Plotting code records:
▼▼▼

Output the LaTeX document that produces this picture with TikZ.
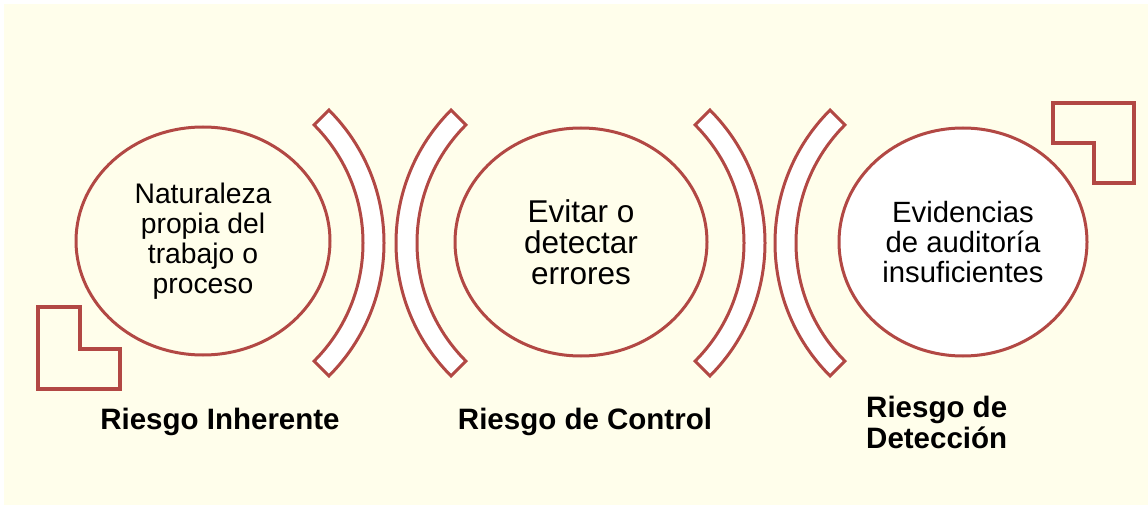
\documentclass[tikz,border=0pt]{standalone}
\usepackage{fontspec}
\setmainfont{Liberation Sans}
\usetikzlibrary{shapes.geometric}
\definecolor{bgyellow}{RGB}{255,254,235}
\definecolor{redline}{RGB}{178,72,68}
\begin{document}
\begin{tikzpicture}[x=1pt,y=1pt,
  oval/.style={ellipse, draw=redline, line width=3pt, inner sep=0pt, align=center, minimum height=228pt},
  band/.style={draw=redline, fill=white, line width=3pt, line join=miter},
  lshape/.style={draw=redline, fill=bgyellow, line width=3.2pt, line join=miter},
  risk/.style={font=\fontsize{29.5}{31}\selectfont\bfseries, inner sep=0pt}
]
\useasboundingbox (0,0) rectangle (1148,-505);
\fill[bgyellow] (4,-4) rectangle (1148,-505);

% ellipses with text
\node[oval, fill=bgyellow, minimum width=254pt, font=\fontsize{28.3}{30}\selectfont] (c1) at (203,-241)
  {Naturaleza\\propia del\\trabajo o\\proceso};
\node[oval, fill=bgyellow, minimum width=252pt, font=\fontsize{31.5}{31}\selectfont] (c2) at (581,-242)
  {Evitar o\\detectar\\errores};
\node[oval, fill=white, minimum width=248pt, font=\fontsize{29.3}{30}\selectfont] (c3) at (963,-242)
  {Evidencias\\de auditoría\\insuficientes};

% block arcs
\draw[band] (196,-243) ++(-45:188pt) arc[start angle=-45, end angle=45, radius=188pt]
  -- ++(225:21pt) arc[start angle=45, end angle=-45, radius=167pt] -- cycle;
\draw[band] (584,-243) ++(135:188pt) arc[start angle=135, end angle=225, radius=188pt]
  -- ++(45:21pt) arc[start angle=225, end angle=135, radius=167pt] -- cycle;
\draw[band] (577,-243) ++(-45:188pt) arc[start angle=-45, end angle=45, radius=188pt]
  -- ++(225:21pt) arc[start angle=45, end angle=-45, radius=167pt] -- cycle;
\draw[band] (963,-243) ++(135:188pt) arc[start angle=135, end angle=225, radius=188pt]
  -- ++(45:21pt) arc[start angle=225, end angle=135, radius=167pt] -- cycle;

% L shapes
\draw[lshape] (38,-307) -- (80,-307) -- (80,-349) -- (120,-349) -- (120,-389) -- (38,-389) -- cycle;
\draw[lshape] (1053,-103) -- (1134,-103) -- (1134,-183) -- (1094,-183) -- (1094,-143) -- (1053,-143) -- cycle;

% labels
\node[risk] (r1) at (220,-422) {Riesgo Inherente};
\node[risk] (r2) at (585,-422) {Riesgo de Control};
\node[risk, align=left, anchor=west] (r3) at (866,-422) {Riesgo de\\Detección};
\end{tikzpicture}
\end{document}
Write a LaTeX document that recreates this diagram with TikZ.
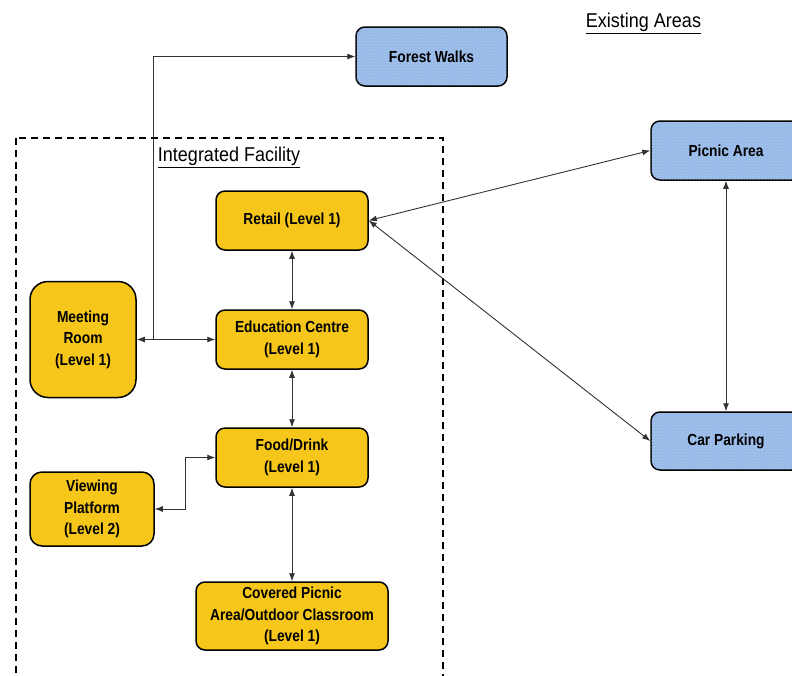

▲▲▲

WRITTEN PROBLEM: Transcribe the listing in full. Omit the pictures and keep every line exact.

WRITTEN SOLUTION:
Output the LaTeX document that produces this picture with TikZ.
\documentclass[tikz,border=0pt]{standalone}
\usepackage{fontspec}
\setmainfont{Liberation Sans}
\usetikzlibrary{shapes.geometric}
\definecolor{bgyellow}{RGB}{255,254,235}
\definecolor{redline}{RGB}{178,72,68}
\begin{document}
\begin{tikzpicture}[x=1pt,y=1pt,
  oval/.style={ellipse, draw=redline, line width=3pt, inner sep=0pt, align=center, minimum height=228pt},
  band/.style={draw=redline, fill=white, line width=3pt, line join=miter},
  lshape/.style={draw=redline, fill=bgyellow, line width=3.2pt, line join=miter},
  risk/.style={font=\fontsize{29.5}{31}\selectfont\bfseries, inner sep=0pt}
]
\useasboundingbox (0,0) rectangle (1148,-505);
\fill[bgyellow] (4,-4) rectangle (1148,-505);

% ellipses with text
\node[oval, fill=bgyellow, minimum width=254pt, font=\fontsize{28.3}{30}\selectfont] (c1) at (203,-241)
  {Naturaleza\\propia del\\trabajo o\\proceso};
\node[oval, fill=bgyellow, minimum width=252pt, font=\fontsize{31.5}{31}\selectfont] (c2) at (581,-242)
  {Evitar o\\detectar\\errores};
\node[oval, fill=white, minimum width=248pt, font=\fontsize{29.3}{30}\selectfont] (c3) at (963,-242)
  {Evidencias\\de auditoría\\insuficientes};

% block arcs
\draw[band] (196,-243) ++(-45:188pt) arc[start angle=-45, end angle=45, radius=188pt]
  -- ++(225:21pt) arc[start angle=45, end angle=-45, radius=167pt] -- cycle;
\draw[band] (584,-243) ++(135:188pt) arc[start angle=135, end angle=225, radius=188pt]
  -- ++(45:21pt) arc[start angle=225, end angle=135, radius=167pt] -- cycle;
\draw[band] (577,-243) ++(-45:188pt) arc[start angle=-45, end angle=45, radius=188pt]
  -- ++(225:21pt) arc[start angle=45, end angle=-45, radius=167pt] -- cycle;
\draw[band] (963,-243) ++(135:188pt) arc[start angle=135, end angle=225, radius=188pt]
  -- ++(45:21pt) arc[start angle=225, end angle=135, radius=167pt] -- cycle;

% L shapes
\draw[lshape] (38,-307) -- (80,-307) -- (80,-349) -- (120,-349) -- (120,-389) -- (38,-389) -- cycle;
\draw[lshape] (1053,-103) -- (1134,-103) -- (1134,-183) -- (1094,-183) -- (1094,-143) -- (1053,-143) -- cycle;

% labels
\node[risk] (r1) at (220,-422) {Riesgo Inherente};
\node[risk] (r2) at (585,-422) {Riesgo de Control};
\node[risk, align=left, anchor=west] (r3) at (866,-422) {Riesgo de\\Detección};
\end{tikzpicture}
\end{document}
Write a LaTeX document that recreates this diagram with TikZ.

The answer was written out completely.